Hubo un break que no entendieron los que no sabían que se tocaba un álbum entero y después el otro, y entonces subió -con su propio vestuario- el segundo Páez de la noche : el que venía de hacer nada más y nada menos el disco más vendido de la historia del rock argentino (El amor después del amor, 1992) y estaba en la cumbre de su fama y de su ego. Ese Fito desbordante de arrogancia que le dio a las canciones de Circo Beat un barroquismo y una extroversión que apabulló a varios, probablemente también haya sido el que decidió que ese trabajo merecía un homenaje de principio a fin a 30 años de su edición : bastante menos cohesivo que su exitoso antecesor, Circo Beat tiene -con toda lógica- puntos altísimos y otros que quizás no lleguen a merecer una fiesta de cumpleaños. Este Fito es muy diferente del anterior: es más exuberante, más grande, y lo prueba el inicio del set con el tema que da nombre al disco y “Mariposa tecknicolor”, una especie de cierre de recital anticipado. Ahí, el rosarino se quebró sin aviso: “Estoy emocionado por muchas cosas y eso no le hace bien a la música a veces, voy a hacer lo mejor para llegar al final”, dijo entre lágrimas y siguió como si nada con “Normal 1″, su “Penny Lane”. Donde más se lució este Fito que se sentía invencible fue en joyas como “Las tardes del sol, las noches del agua”, en una preciosa versión con el trance subrayado por un colchón de teclados que jugaban a ser cuerdas como en un tema de Portishead y con Emme vocalizando como Clare Torry en “The Great Gig in the Sky”. O en “Nadie detiene al amor en un lugar”, de estirpe tanguera y arreglos de smooth jazz. O en “Dejarlas partir”, cantada a corazón abierto en el centro del escenario. O en “El jardín donde vuelan los mares”, que en estudio era beatle purista, pero que en su encarnación en vivo 2024 es una mezcla de Lennon solista, Bowie y Prince. O en el final con “Nada del mundo real”, una página arrancada del cancionero de la era dorada del Hollywood musical. Ahí, en todo ese tándem, al Páez soberbio de 30 y pico de años que pescaba inspiración con mediomundo y hablaba muy seguido de Madrid, le sobró paño.

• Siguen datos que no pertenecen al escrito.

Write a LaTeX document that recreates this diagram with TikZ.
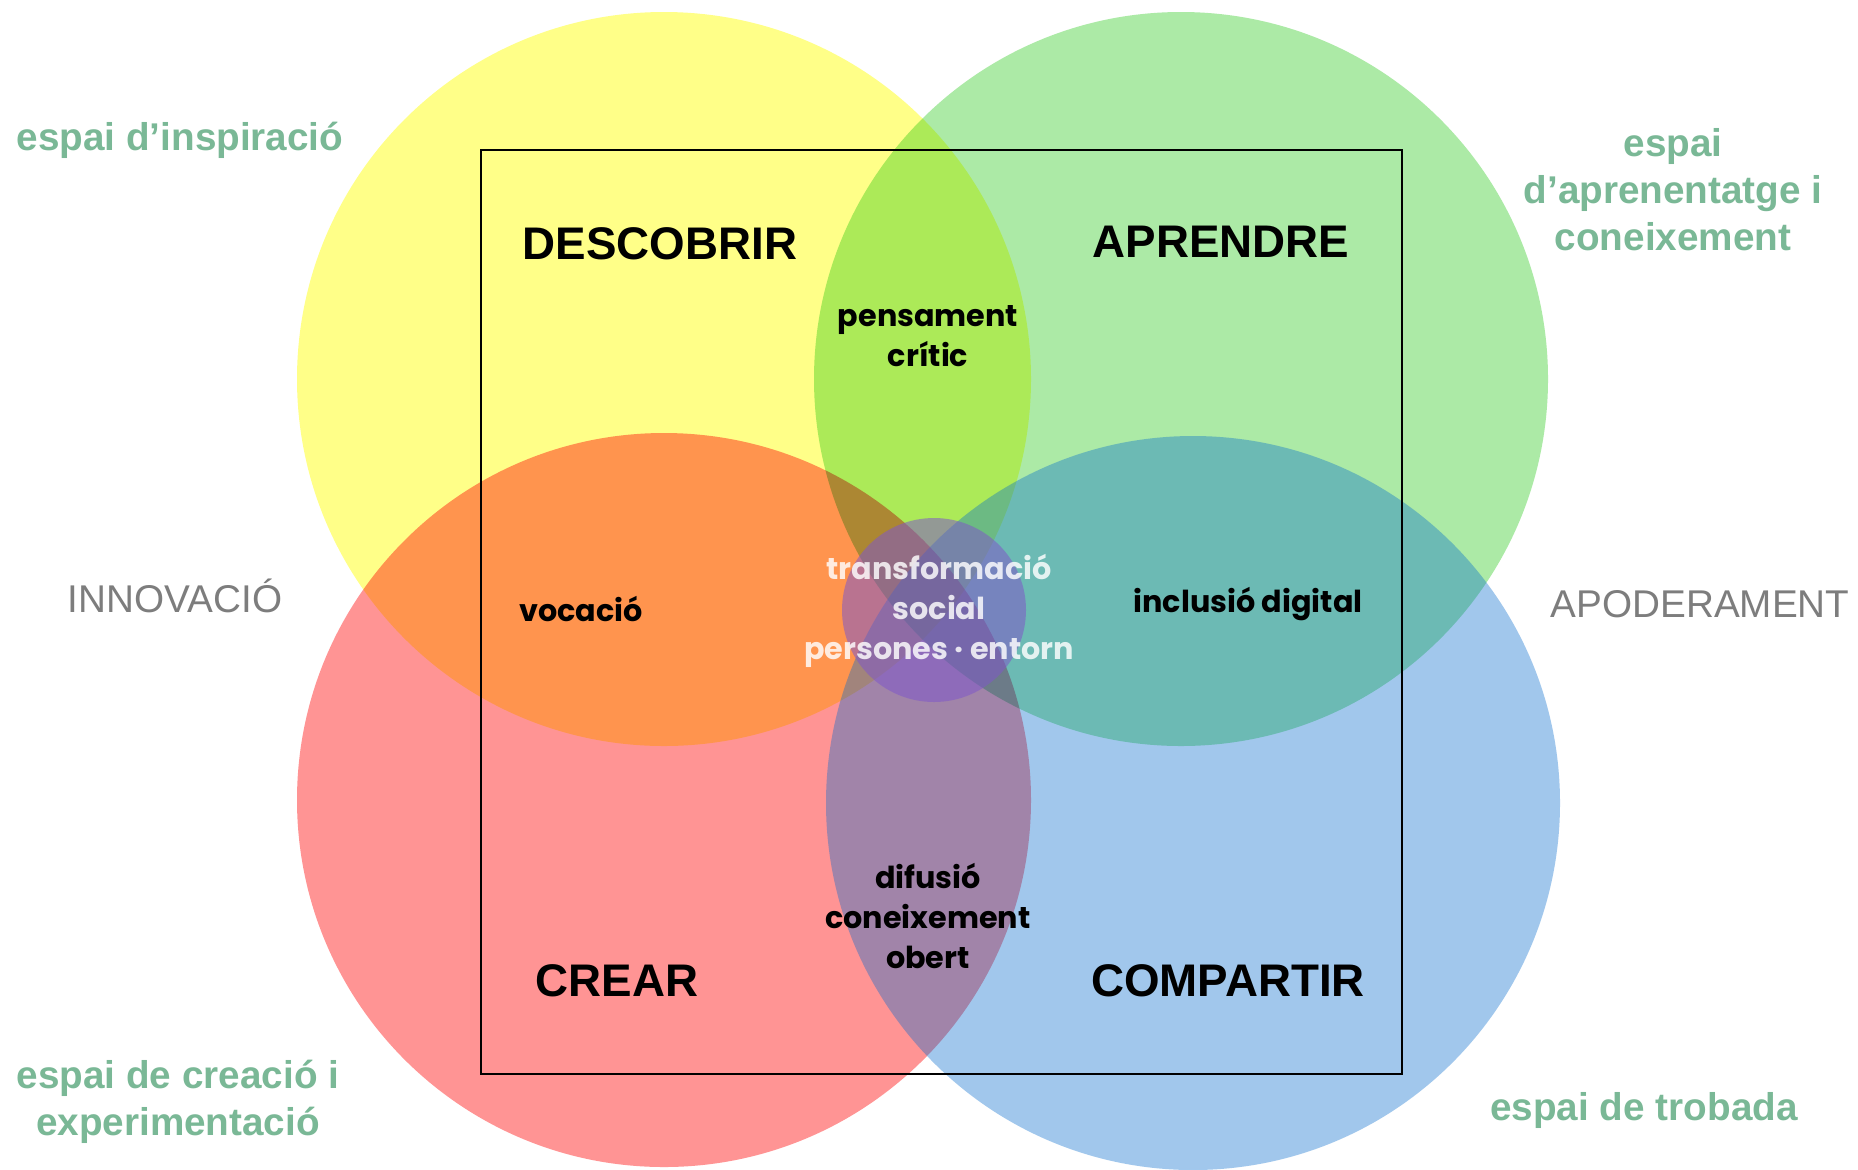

Y para la caída de telón hubo una efímera aparición de otro Fito: el maldito, el odiante con motivo, el de mordida apretada y nula esperanza que compuso “Ciudad de pobres corazones” en 1987 y ahora la tocó junto al Fito debutante que aportó los bríos, el Fito altanero que le puso épica y al Fito sagrado que condujo con oficio. Con una base que se repetía y se aceleraba casi subliminalmente hasta convertirse en un ruido de fondo opresivo, el guitarrista Juani Aguero soleó por largo rato y Páez lo manchó a propósito con pinceladas de guitarra, hasta que todo terminó con un ademán de manos que calló de golpe a la orquesta. Así, la noche de los tres Páez concluía con una certeza: para ser muchos y a la vez seguir siendo uno, no queda otra más que tener talento.